Prayers rise with the smoke from an open fire inside a Navajo Prayer Hogan. As the smoke exits a hole in the ceiling, a plume of prayers ascend unto the heavens. There are distinctions of religious practice in the world, just as there are striking similarities. In a Christian church, prayer is directed symbolically towards the altar or, in some denominations, the communion table or even the general area around the altar. Devoted Muslims prostrate themselves in a mosque, their heads bowed toward the Kaaba in Mecca.
Church-bells toll, Buddhist prayer-flags flutter, muezzin chant the call to prayer from a minaret. In all this diversity of religious observance, there is yet much in common. Reverence, for example, is often expressed in and by way of silence. “Silence,” Herman Melville wrote, “is the only Voice of our God.” The peaceful stillness experienced in a spiritual sanctuary is not merely the absence of sound, but the presence of communion with the divine. From such quiet reflection and meditation comes self-discovery and the attainment of truth.
For some, silence can be threatening. Mother Teresa once wrote to the Rev. Michael Van Der Peet lamenting that “the silence and the emptiness is so great that I look and do not see, listen and do not hear.” An icon of religious sacrifice and service to others, throughout most of her life Mother Teresa did not feel the presence of God at all.
Although people express and experience spirituality in different ways, spaces in which people gather for prayer have common elements. Along with shared silence, devotional space is frequently elevated above ground level, requiring the supplicant to ascend a physical height even as he or she aspires to a spiritual one. Once inside, places of worship are often open and airy with disproportionately tall ceilings, again accentuating the celestial heights of the heavenly realm. Other architectural devices are similarly used to enhance the religious experience. Stained-glass windows are found not only in Christian cathedrals but in Jewish synagogues, as well.
Then there’s the shape of the building. Mention the word mosque, and most people form a mental picture of a domed building bordered by towering minarets, analogous to the dome of a human head with upraised arms. But central-domed mosques, introduced in the Ottoman Empire in the 15th century, were derived from Byzantine churches.

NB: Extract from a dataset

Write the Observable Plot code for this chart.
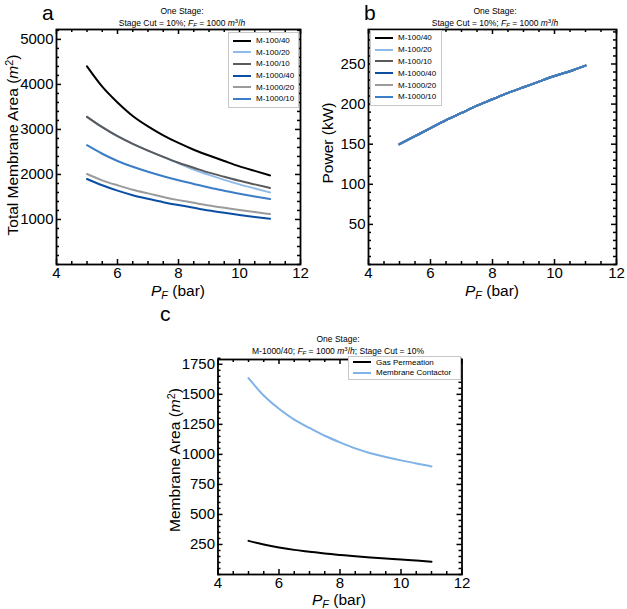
<!DOCTYPE html>
<html><head><meta charset="utf-8">
<script src="https://cdn.jsdelivr.net/npm/d3@7"></script>
<script src="https://cdn.jsdelivr.net/npm/@observablehq/plot@0.6"></script>
<style>
body{margin:0;background:#fff;font-family:"Liberation Sans",Arial,sans-serif;color:#000;}
#root{position:relative;width:627px;height:609px;overflow:hidden;}
.abs{position:absolute;white-space:nowrap;}
.letter{font-size:21px;line-height:1;}
.title{font-size:8.5px;line-height:10px;text-align:center;transform:translateX(-50%);}
.ytitle{font-size:15.5px;line-height:1;transform:translate(-50%,-50%) rotate(-90deg);}
.xtitle{font-size:15.5px;line-height:1;transform:translate(-50%,-50%);}
.sub{font-size:0.7em;vertical-align:-0.25em;font-style:italic;}
.sup{font-size:0.7em;vertical-align:0.5em;}
.legend{border:1px solid #c8c8c8;background:#fff;font-size:8px;box-sizing:border-box;}
.legend .row{display:flex;align-items:center;}
.legend .sw{display:inline-block;width:18px;height:2px;margin-right:5px;}
</style>
</head><body><div id="root"></div>
<script>
// ---- data ----
const pressure = [5, 5.5, 6, 6.5, 7, 7.5, 8, 8.5, 9, 9.5, 10, 10.5, 11];
const seriesNames = ["M-100/40", "M-100/20", "M-100/10", "M-1000/40", "M-1000/20", "M-1000/10"];
const seriesColors = ["#000000", "#8fbbe9", "#5a5a5a", "#0b4fa3", "#9b9b9b", "#3b7dc6"];
const area_M100_40 = [4400, 3950, 3600, 3300, 3070, 2870, 2700, 2550, 2420, 2300, 2180, 2080, 1980];
const area_M100_20 = [3280, 3050, 2850, 2680, 2530, 2390, 2250, 2110, 1990, 1880, 1780, 1690, 1600];
const area_M100_10 = [3280, 3050, 2850, 2680, 2530, 2390, 2260, 2150, 2040, 1950, 1860, 1780, 1700];
const area_M1000_40 = [1900, 1760, 1640, 1540, 1460, 1385, 1320, 1260, 1200, 1150, 1100, 1055, 1015];
const area_M1000_20 = [2010, 1870, 1760, 1660, 1580, 1500, 1430, 1370, 1310, 1260, 1210, 1165, 1120];
const area_M1000_10 = [2650, 2460, 2300, 2170, 2060, 1960, 1870, 1790, 1710, 1640, 1570, 1510, 1455];
const power = [150, 160, 170, 180, 189, 198, 206, 214, 221, 228, 235, 241, 248];
const methodNames = ["Gas Permeation", "Membrane Contactor"];
const methodColors = ["#000000", "#7fb2e6"];
const gasPermeation = [280, 250, 225, 205, 190, 175, 163, 152, 142, 133, 125, 116, 107];
const membraneContactor = [1635, 1490, 1380, 1290, 1220, 1155, 1100, 1050, 1010, 978, 950, 925, 900];
const xTicks = [4, 6, 8, 10, 12];
const yTicksA = [1000, 2000, 3000, 4000, 5000];
const yTicksB = [50, 100, 150, 200, 250];
const yTicksC = [250, 500, 750, 1000, 1250, 1500, 1750];

const areaSeries = [area_M100_40, area_M100_20, area_M100_10, area_M1000_40, area_M1000_20, area_M1000_10];
const areaRows = seriesNames.flatMap((s, i) => pressure.map((p, j) => ({series: s, p, v: areaSeries[i][j]})));
const powerRows = seriesNames.flatMap(s => pressure.map((p, j) => ({series: s, p, v: power[j]})));
const methodSeries = [gasPermeation, membraneContactor];
const methodRows = methodNames.flatMap((s, i) => pressure.map((p, j) => ({series: s, p, v: methodSeries[i][j]})));

const root = document.getElementById("root");
const FONT = "Liberation Sans, Arial, sans-serif";

function minorTicks(lo, hi, step, majors) {
  return d3.range(lo, hi + step / 2, step).map(v => +v.toFixed(6)).filter(v => !majors.includes(v));
}

function panel({left, top, width, height, mLeft, mRight, mTop, mBottom, yDomain, yMajor, yMinorStep, rows, names, colors}) {
  const H = height - mTop - mBottom, W = width - mLeft - mRight;
  const xMinor = minorTicks(4, 12, 0.5, xTicks);
  const yMinor = minorTicks(yDomain[0], yDomain[1], yMinorStep, yMajor);
  const maj = 5, min = 3;
  const svg = Plot.plot({
    width, height, marginLeft: mLeft, marginRight: mRight, marginTop: mTop, marginBottom: mBottom,
    style: {fontFamily: FONT, color: "#000", background: "transparent"},
    x: {domain: [4, 12]},
    y: {domain: yDomain},
    color: {domain: names, range: colors},
    marks: [
      Plot.line(rows, {x: "p", y: "v", stroke: "series", z: "series", curve: "natural", strokeWidth: 2}),
      Plot.tickX(xTicks, {x: d => d, insetTop: H - maj, strokeWidth: 1.5}),
      Plot.tickX(xTicks, {x: d => d, insetBottom: H - maj, strokeWidth: 1.5}),
      Plot.tickX(xMinor, {x: d => d, insetTop: H - min, strokeWidth: 1.5}),
      Plot.tickX(xMinor, {x: d => d, insetBottom: H - min, strokeWidth: 1.5}),
      Plot.tickY(yMajor, {y: d => d, insetRight: W - maj, strokeWidth: 1.5}),
      Plot.tickY(yMajor, {y: d => d, insetLeft: W - maj, strokeWidth: 1.5}),
      Plot.tickY(yMinor, {y: d => d, insetRight: W - min, strokeWidth: 1.5}),
      Plot.tickY(yMinor, {y: d => d, insetLeft: W - min, strokeWidth: 1.5}),
      Plot.axisX(xTicks, {tickSize: 0, tickPadding: 3, fontSize: 15, label: null, tickFormat: "d"}),
      Plot.axisY(yMajor, {tickSize: 0, tickPadding: 3, fontSize: 15, label: null, tickFormat: "d"}),
      Plot.frame({strokeWidth: 1.8})
    ]
  });
  svg.style.position = "absolute";
  svg.style.left = left + "px";
  svg.style.top = top + "px";
  root.appendChild(svg);
}

function addText(html, cls, x, y) {
  const d = document.createElement("div");
  d.className = "abs " + cls;
  d.style.left = x + "px";
  d.style.top = y + "px";
  d.innerHTML = html;
  root.appendChild(d);
}

function addLegend(names, colors, x, y, w, rowH, pad) {
  const box = document.createElement("div");
  box.className = "abs legend";
  box.style.left = x + "px"; box.style.top = y + "px"; box.style.width = w + "px";
  box.style.padding = pad;
  names.forEach((n, i) => {
    const r = document.createElement("div");
    r.className = "row"; r.style.height = rowH + "px";
    r.innerHTML = `<span class="sw" style="background:${colors[i]}"></span><span>${n}</span>`;
    box.appendChild(r);
  });
  root.appendChild(box);
}

// panel a
panel({left: 0, top: 0, width: 310, height: 300, mLeft: 56, mRight: 10, mTop: 29, mBottom: 36,
  yDomain: [0, 5220], yMajor: yTicksA, yMinorStep: 200, rows: areaRows, names: seriesNames, colors: seriesColors});
// panel b
panel({left: 310, top: 0, width: 317, height: 300, mLeft: 58, mRight: 11, mTop: 29, mBottom: 36,
  yDomain: [0, 293], yMajor: yTicksB, yMinorStep: 10, rows: powerRows, names: seriesNames, colors: seriesColors});
// panel c
panel({left: 160, top: 300, width: 320, height: 309, mLeft: 57.5, mRight: 18.5, mTop: 59, mBottom: 35,
  yDomain: [0, 1790], yMajor: yTicksC, yMinorStep: 50, rows: methodRows, names: methodNames, colors: methodColors});

const flowText = `<i>F</i><span class="sub">F</span> = 1000 <i>m</i><span class="sup">3</span>/<i>h</i>`;
addText("a", "letter", 42, 2);
addText("b", "letter", 364, 2);
addText("c", "letter", 160, 303);
addText(`One Stage:<br>Stage Cut = 10%; ${flowText}`, "title", 182, 6);
addText(`One Stage:<br>Stage Cut = 10%; ${flowText}`, "title", 495, 6);
addText(`One Stage:<br>M-1000/40; ${flowText}; Stage Cut = 10%`, "title", 338, 334);

const pf = `<i>P</i><span class="sub">F</span> (bar)`;
addText(pf, "xtitle", 178, 292);
addText(pf, "xtitle", 492, 292);
addText(pf, "xtitle", 339, 601);
addText(`Total Membrane Area (<i>m</i><span class="sup">2</span>)`, "ytitle", 12, 145);
addText(`Power (kW)`, "ytitle", 328, 143);
addText(`Membrane Area (<i>m</i><span class="sup">2</span>)`, "ytitle", 174, 460);

addLegend(seriesNames, seriesColors, 228, 32, 71, 11.6, "2px 0 2px 4px");
addLegend(seriesNames, seriesColors, 370, 30, 72, 11.8, "1px 0 2px 4px");
addLegend(methodNames, methodColors, 348, 356, 113, 10.5, "0 0 1px 4px");
</script></body></html>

The Parthenon, perched atop the Acropolis in Athens, is the most recognizable temple from the ancient world. Built in the 5th century B.C. in honor of Athena, the patron deity of Athens, the Parthenon has survived the vagaries of history. The Romans turned it into a brothel. Christians used it as an Orthodox church and the Turks converted it into a mosque. “Dressed in the majesty of centuries,” wrote Plutarch, “It contains a living and incorruptible breath, a spirit impervious to age.”
Hebron, a Palestinian city in the West Bank south of Jerusalem, boasts the cave that marks the final resting place of Abraham, whose covenant with God led to Judaism, Christianity and Islam. Dating from the 1st century B.C., the Tomb of the Patriarchs is a massive stone structure built over the cave by King Herod, later held by Christian Crusaders. Since the 14th century, it’s been the site of a Muslim house of worship, the Ibrahimi Mosque.
In the Baha’i Faith, also regarded as an Abrahamic religion, a House of Worship can take any shape but has one important requirement: It must have nine sides. Why nine? Nine represents the greatest single numerical value. Baha’is therefore regard it as a symbol of unity, the central theme of the Baha’i teachings.
Silence and stillness in a diversity of places, set aside especially for reverence. Humanity aspires to spiritual spaces.